Fruit flies share 75% of the genes that cause diseases in humans and display all of the behavioral and physiological characteristics of sleep. For the study, published in the journal Current Biology, the researchers sought to identify new genes affecting sleep and wakefulness in fruit flies. With this approach, they uncovered a gene that encodes the membrane transport protein known as excitatory amino acid transporter 2 or Eaat2.
They found that Eaat2 promotes wakefulness in fruit flies by limiting the length and intensity of sleep periods. They also discovered that it does this by controlling the movement of taurine—the ingredient found in many energy drinks—into glial cells of the fly brain. In humans, taurine is consistently elevated in blood and urine of sleep-deprived people, but it is unknown if taurine levels also change in the brain after sleep deprivation.
Like humans, fruit flies are highly active during the day and sleep throughout the night. The authors found that disruption of Eaat2 in fruit flies caused excess daytime sleepiness.
“Daytime sleep is more fragmented than nighttime sleep, and disrupting Eaat2 function led to daytime sleep that mimics sleep typically observed only during the night,” says Bethany A. Stahl, PhD, a lead author on the study, in a release. Stahl is a post-doctoral fellow in the lab of Alex C. Keene, PhD, an associate professor of biological sciences in FAU’s Charles E. Schmidt College of Science and a member of the Jupiter Life Science Initiative (JSLI).
“About 70 million Americans suffer from sleep disorders, and we believe that raising awareness of the importance of understanding fundamental mechanisms of sleep is an important issue globally,” Keene says.
To determine the role of Eaat2 in metabolic regulation, the researchers simultaneously measured sleep and CO2 output from single flies.

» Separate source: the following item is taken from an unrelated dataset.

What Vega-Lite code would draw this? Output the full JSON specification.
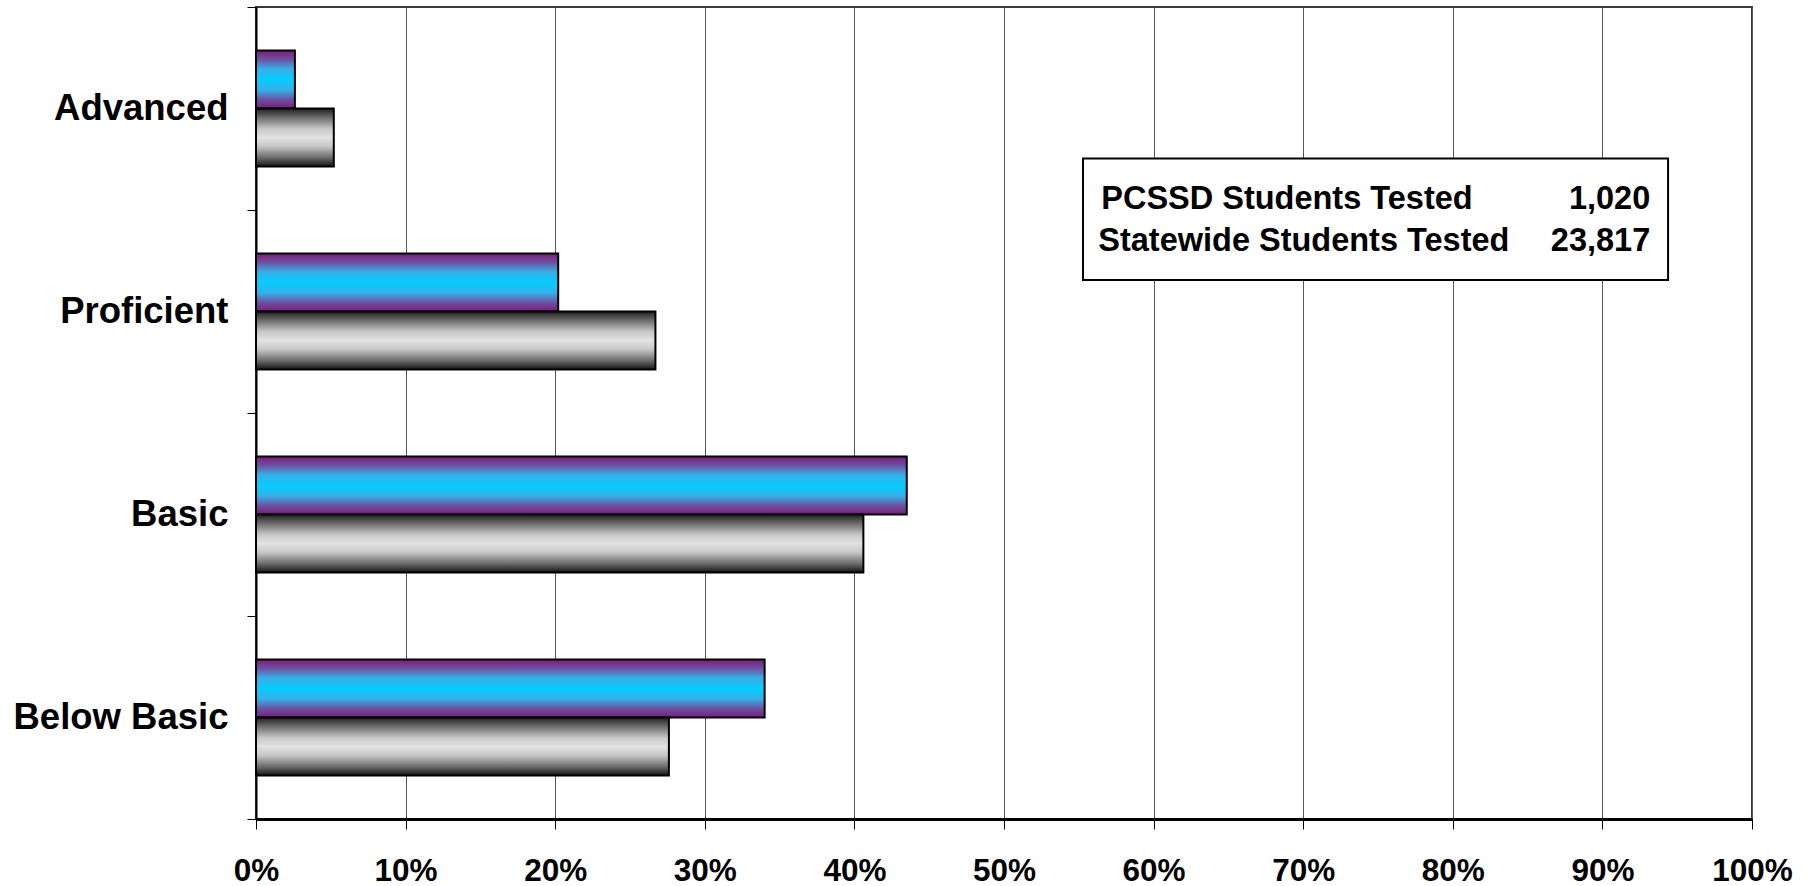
{
  "$schema": "https://vega.github.io/schema/vega-lite/v6.json",
  "width": 1496,
  "height": 812,
  "autosize": {"type": "none"},
  "padding": {"left": 256, "top": 7, "right": 62, "bottom": 67},
  "background": "white",
  "config": {
    "view": {"stroke": "#3a3a3a", "strokeWidth": 2},
    "font": "Liberation Sans"
  },
  "datasets": {
    "bars": [
      {"level": "Advanced", "group": "PCSSD", "pct": 2.6},
      {"level": "Advanced", "group": "Statewide", "pct": 5.2},
      {"level": "Proficient", "group": "PCSSD", "pct": 20.2},
      {"level": "Proficient", "group": "Statewide", "pct": 26.7},
      {"level": "Basic", "group": "PCSSD", "pct": 43.5},
      {"level": "Basic", "group": "Statewide", "pct": 40.6},
      {"level": "Below Basic", "group": "PCSSD", "pct": 34.0},
      {"level": "Below Basic", "group": "Statewide", "pct": 27.6}
    ],
    "box": [
      {"label": "PCSSD Students Tested", "count": "1,020"},
      {"label": "Statewide Students Tested", "count": "23,817"}
    ]
  },
  "layer": [
    {
      "data": {"name": "bars"},
      "encoding": {
        "y": {
          "field": "level",
          "type": "nominal",
          "scale": {"domain": ["Advanced", "Proficient", "Basic", "Below Basic"], "paddingInner": 0, "paddingOuter": 0},
          "axis": {
            "title": null,
            "tickBand": "extent",
            "labelFontSize": 36.5,
            "labelFontWeight": "bold",
            "labelColor": "black",
            "labelLimit": 500,
            "labelPadding": 19,
            "tickSize": 9,
            "tickColor": "black",
            "tickWidth": 1,
            "domainColor": "black",
            "domainWidth": 2,
            "grid": false
          }
        },
        "yOffset": {
          "field": "group",
          "type": "nominal",
          "scale": {"domain": ["PCSSD", "Statewide"], "paddingInner": 0, "paddingOuter": 0.75}
        },
        "x": {
          "field": "pct",
          "type": "quantitative",
          "scale": {"domain": [0, 100], "nice": false},
          "axis": {
            "title": null,
            "values": [0, 10, 20, 30, 40, 50, 60, 70, 80, 90, 100],
            "labelExpr": "datum.value + '%'",
            "labelFontSize": 31.5,
            "labelFontWeight": "bold",
            "labelColor": "black",
            "labelFlush": false,
            "labelOverlap": false,
            "labelPadding": 26,
            "tickSize": 10,
            "tickColor": "black",
            "domainColor": "black",
            "domainWidth": 3,
            "grid": true,
            "gridColor": "#555555",
            "gridWidth": 1
          }
        }
      },
      "layer": [
        {
          "transform": [{"filter": "datum.group === 'PCSSD'"}],
          "mark": {
            "type": "bar",
            "stroke": "black",
            "strokeWidth": 2,
            "color": {
              "gradient": "linear",
              "x1": 0, "y1": 0, "x2": 0, "y2": 1,
              "stops": [
                {"offset": 0, "color": "#7a1c7c"},
                {"offset": 0.15, "color": "#6d4f9e"},
                {"offset": 0.32, "color": "#36b0e8"},
                {"offset": 0.5, "color": "#05ccff"},
                {"offset": 0.68, "color": "#36b0e8"},
                {"offset": 0.85, "color": "#6d4f9e"},
                {"offset": 1, "color": "#7a1c7c"}
              ]
            }
          }
        },
        {
          "transform": [{"filter": "datum.group === 'Statewide'"}],
          "mark": {
            "type": "bar",
            "stroke": "black",
            "strokeWidth": 2,
            "color": {
              "gradient": "linear",
              "x1": 0, "y1": 0, "x2": 0, "y2": 1,
              "stops": [
                {"offset": 0, "color": "#1e1e1e"},
                {"offset": 0.15, "color": "#6a6a6a"},
                {"offset": 0.35, "color": "#c8c8c8"},
                {"offset": 0.5, "color": "#e2e2e2"},
                {"offset": 0.65, "color": "#c8c8c8"},
                {"offset": 0.85, "color": "#6a6a6a"},
                {"offset": 1, "color": "#141414"}
              ]
            }
          }
        }
      ]
    },
    {
      "data": {"name": "box"},
      "layer": [
        {
          "transform": [{"filter": "datum.label === 'PCSSD Students Tested'"}],
          "mark": {"type": "rect", "fill": "white", "stroke": "black", "strokeWidth": 2},
          "encoding": {
            "x": {"datum": 55.28, "type": "quantitative"},
            "x2": {"datum": 94.39},
            "y": {"datum": 0.8134, "type": "quantitative", "scale": {"domain": [0, 1], "nice": false, "zero": true}, "axis": null},
            "y2": {"datum": 0.6638}
          }
        },
        {
          "transform": [{"filter": "datum.label === 'PCSSD Students Tested'"}],
          "mark": {"type": "text", "align": "left", "baseline": "middle", "fontSize": 32.5, "fontWeight": "bold", "color": "black"},
          "encoding": {
            "x": {"datum": 56.5, "type": "quantitative"},
            "y": {"datum": 0.7635, "type": "quantitative"},
            "text": {"field": "label"}
          }
        },
        {
          "transform": [{"filter": "datum.label === 'PCSSD Students Tested'"}],
          "mark": {"type": "text", "align": "right", "baseline": "middle", "fontSize": 32.5, "fontWeight": "bold", "color": "black"},
          "encoding": {
            "x": {"datum": 93.2, "type": "quantitative"},
            "y": {"datum": 0.7635, "type": "quantitative"},
            "text": {"field": "count"}
          }
        },
        {
          "transform": [{"filter": "datum.label === 'Statewide Students Tested'"}],
          "mark": {"type": "text", "align": "left", "baseline": "middle", "fontSize": 32.5, "fontWeight": "bold", "color": "black"},
          "encoding": {
            "x": {"datum": 56.3, "type": "quantitative"},
            "y": {"datum": 0.7123, "type": "quantitative"},
            "text": {"field": "label"}
          }
        },
        {
          "transform": [{"filter": "datum.label === 'Statewide Students Tested'"}],
          "mark": {"type": "text", "align": "right", "baseline": "middle", "fontSize": 32.5, "fontWeight": "bold", "color": "black"},
          "encoding": {
            "x": {"datum": 93.2, "type": "quantitative"},
            "y": {"datum": 0.7123, "type": "quantitative"},
            "text": {"field": "count"}
          }
        }
      ]
    }
  ],
  "resolve": {"scale": {"y": "independent"}, "axis": {"y": "independent"}}
}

“We think the identification of Eaat2 as a modulator of sleep will be important for researchers who study sleep regulation, sleep-dependent changes in metabolism, and perhaps physicians treating patients with sleep disorders,” Keene says. “It suggests sleep researchers need to look beyond the role of neurons to examine how glial cells control our sleep-wake regulation.”
The team found that Eaat2 works in specific glial cells of the fly brain, rather than in neurons.
“Our research adds wakefulness to the growing list of fruit fly behaviors where glial cells play an important regulatory role, which includes circadian rhythms, movement, courtship, learning and memory,” says Emilie Peco, PhD, who co-led the study. Peco is a research associate in the lab of Don van Meyel, PhD, a professor of neurology at the McGill Centre for Research in Neuroscience, and the BRaIN Program of the Research Institute of the McGill University Health Centre.
Eaat2 was previously shown to transport taurine. So to test if taurine might explain how Eaat2 affects sleep, Stahl fed taurine to some flies and found they slept more during the daytime than the control flies, but only if Eaat2 was present.
“The study led by Dr Stahl and Dr Peco focuses on fundamental mechanisms of sleep and glial cells in flies, but we expect our discovery will fuel research to determine if a mechanism involving the transport of taurine to and from glial cells might influence sleep in humans,” says van Meyel. “Even if you don’t indulge in energy drinks, there is a lot of taurine in the human brain, and what it does there is not understood all that well.”